His talent must have shone through as within five months Matthew had been promoted to chef tournant – to gain that role in such a short time was unheard of – working directly under Humm.
Matthew said: “Daniel is one of the most amazing people I have ever worked for. His kitchen is so well disciplined.
“It’s very quiet and incredibly clean, one reason being that there is a guest viewing area where customers can see the chefs at work –something I’d like to introduce at the Montagu Arms. We’ve got a fantastic new kitchen here so we might as well show it off!”
He left New York because he wanted to “do my own thing” revealing: “I had some really amazing offers, including in London. But then I was approached by the Montagu Arms.
“I love this place. Whenever I came back to the area, I always stopped in to see Matt and eat here.”
He say his style is “very different” from his predecessor, explaining: “It’s more modern, more refined.

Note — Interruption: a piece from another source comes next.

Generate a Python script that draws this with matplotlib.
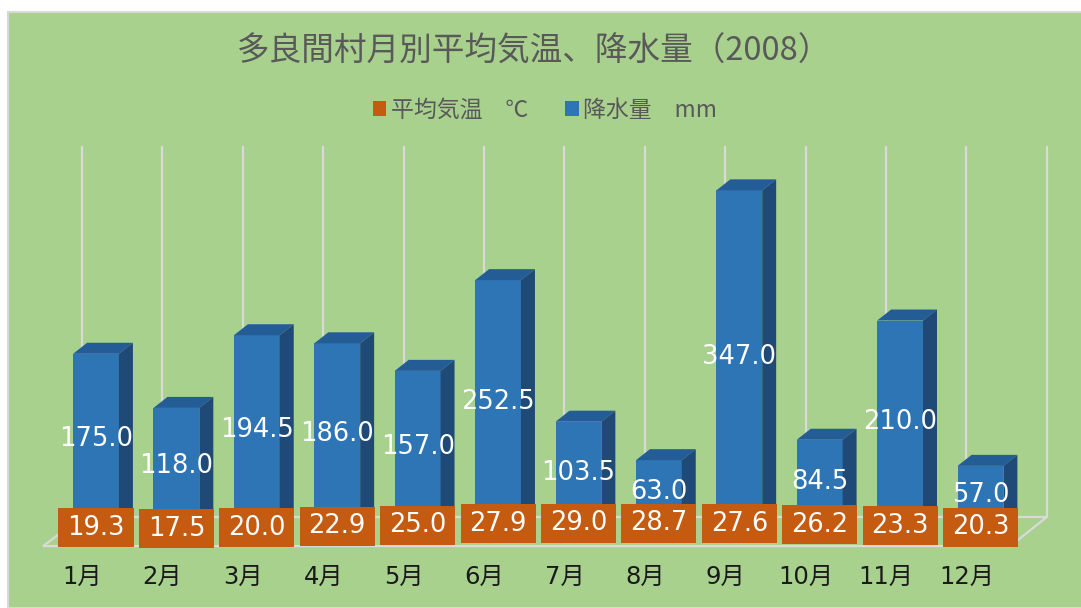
"""
多良間村 月別平均気温・降水量 (2008) - pseudo 3D column chart in the Excel style.
"""
import numpy as np
import matplotlib.pyplot as plt
from matplotlib.patches import Polygon, Rectangle, Patch

plt.rcParams['font.family'] = ['Noto Sans CJK JP', 'DejaVu Sans']

# data
months = ["1月", "2月", "3月", "4月", "5月", "6月",
          "7月", "8月", "9月", "10月", "11月", "12月"]
rain_mm = [175.0, 118.0, 194.5, 186.0, 157.0, 252.5,
           103.5, 63.0, 347.0, 84.5, 210.0, 57.0]
temp_c = [19.3, 17.5, 20.0, 22.9, 25.0, 27.9,
          29.0, 28.7, 27.6, 26.2, 23.3, 20.3]

title = "多良間村月別平均気温、降水量（2008）"
legend_labels = ["平均気温　℃", "降水量　mm"]

# colours
bg_green = "#A9D18E"
blue_front, blue_top, blue_side = "#2E75B6", "#245D95", "#1F4A77"
orange = "#C55A11"
grid_grey = "#D9D9D9"
text_grey = "#595959"

# fake-3D geometry (in data units)
bar_w = 0.57        # front face width
dx, dy = 0.174, 11.6  # depth offset of top/side faces
temp_base = -17.9   # front row (temperature) sits lower
wall_top = 393
floor_front, floor_back = -27.4, 3.2

fig = plt.figure(figsize=(10.81, 6.08), dpi=100)
fig.patch.set_facecolor("white")
frame = Rectangle((8 / 1081, 0), 1.0, 1 - 12 / 608,
                  transform=fig.transFigure, facecolor=bg_green,
                  edgecolor=grid_grey, linewidth=1.5, zorder=-10)
fig.add_artist(frame)

ax = fig.add_axes([0, 0, 1, 1])
ax.set_xlim(-1.194, 12.25)
ax.set_ylim(-92.6, 547.4)
ax.axis("off")

x = np.arange(len(months))

# back wall gridlines and floor outline
for gx in np.arange(len(months) + 1) - dx:
    ax.plot([gx, gx], [floor_back, wall_top], color=grid_grey, lw=1.6, zorder=1)
floor = [(-0.659, floor_front), (x[-1] + 0.37, floor_front),
         (x[-1] + 1 - dx, floor_back), (-dx, floor_back)]
ax.add_patch(Polygon(floor, closed=True, fill=False, edgecolor=grid_grey,
                     lw=1.6, zorder=1))

# rainfall columns (back row)
ax.bar(x, rain_mm, width=bar_w, color=blue_front, zorder=3)
for xi, v in zip(x, rain_mm):
    l, r = xi - bar_w / 2, xi + bar_w / 2
    ax.add_patch(Polygon([(l, v), (r, v), (r + dx, v + dy), (l + dx, v + dy)],
                         facecolor=blue_top, edgecolor="none", zorder=3))
    ax.add_patch(Polygon([(r, 0), (r + dx, dy), (r + dx, v + dy), (r, v)],
                         facecolor=blue_side, edgecolor="none", zorder=3))
    ax.text(xi, v / 2 - 2, f"{v:.1f}", ha="center", va="center", color="white",
            fontsize=18.5, family="DejaVu Sans", zorder=6)

# temperature columns (front row) with boxed labels
ax.bar(x, temp_c, width=bar_w, bottom=temp_base, color=orange, zorder=4)
box_w, box_h = 0.933, 41
for xi, t in zip(x, temp_c):
    cy = temp_base + t / 2
    ax.add_patch(Rectangle((xi - box_w / 2, cy - box_h / 2), box_w, box_h,
                           facecolor=orange, edgecolor="none", zorder=5))
    ax.text(xi, cy, f"{t:.1f}", ha="center", va="center", color="white",
            fontsize=18.5, family="DejaVu Sans", zorder=6)

# category labels along the front edge
for xi, m in zip(x, months):
    ax.text(xi - dx, -60, m, ha="center", va="center", color="#1A1A1A",
            fontsize=17.5, family=["DejaVu Sans", "Noto Sans CJK JP"])

fig.text(534 / 1081, 1 - 52 / 608, title, ha="center", va="center",
         color=text_grey, fontsize=23.5)

handles = [Patch(facecolor=orange), Patch(facecolor=blue_front)]
fig.legend(handles, legend_labels, loc="center", ncol=2, frameon=False,
           bbox_to_anchor=(545 / 1081, 1 - 110 / 608), fontsize=16.5,
           labelcolor=text_grey, handlelength=0.6, handleheight=0.6,
           handletextpad=0.2, columnspacing=1.6)

fig.savefig("out.png", dpi=100)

I’m going to take a bit from everywhere I’ve been proud to work at and use that influence. For example Eleven Madison Park is famous for a lavender duck dish and I have a dish on the menu which is duck with a Szechuan spice; it’s a homage to theirs not a copy.
He intends to use the best of the New Forest and the hotel’s own produce. He picks the vegetables for the daily menu himself every morning and has already changed the bread to a sourdough with rosemary plucked from the garden.
Smell is something important to him as can be seen from a dish that incorporates the aroma of gorse burning in the New Forest.
“It’s a partridge served in a cloche and when you remove the dome that smell of gorse burning drifts up. But I haven’t gone all Heston and just thought let’s just stick some smoke into that. I’ve only used ingredients when I feel they suit.”
Another smell and taste he intends to use is the malt left from the brewing process at his dad Paul’s brewery based in Botley. Matthew is currently experimenting with a beef dish braised in its CrackleRock beer and a malt, cider and apple cake.
He has already changed The Terrace a la carte menu and introduced two new £70 tasting menus including a vegetarian one which can easily be adjusted to become vegan.
Matthew said: “I don’t agree with chucking a load of veg on a plate and that’s it. Or serving pasta, or risotto as the vegetarian option. Chris Eden’s father was a vegetarian so he was always very respectful of cooking for them
“Our vegetarian tasting menu includes a Jerusalem artichoke salad with a slow cooked hen’s yolk which comes from the chickens we have in the garden.
“There is also a crisp pink stem radish salad served with a Cabernet Sauvignon vinegar which the restaurant manager, who is not vegetarian, thinks is the best dish on the Terrace menu!”
Apart from changing the menus at The Terrace, Matthew has also revised the way his team work saying: “I have worked some horrendous hours in my career. But you don’t need to. I’m very mindful that some of my team are parents and have partners.
“I want them to have time with them, they come back into work refreshed and excited, ready to go.”
As a result The Terrace is now closed on a Monday and Tuesday so his staff can have two days off in a row.
He also encourages anyone in the kitchen to approach him with ideas.
“I’ve been very lucky to have had that chance during my career. When we were trying out ideas for the vegetarian menus, one of the guys came up with an incredible cauliflower dish. To be offered that involvement gets them excited, gets them thinking.”
He is loving being back at the Montagu Arms and asked about the possibility of reclaiming getting back the Michelin star the hotel lost in 2016 after holding it for eight years, he ponders before responding: “Obviously I would love the hotel to win it back.
“But here and now what is most important is to develop a style and a standard that is as profitable a business as it can be – and if accolades follow, that will be amazing.”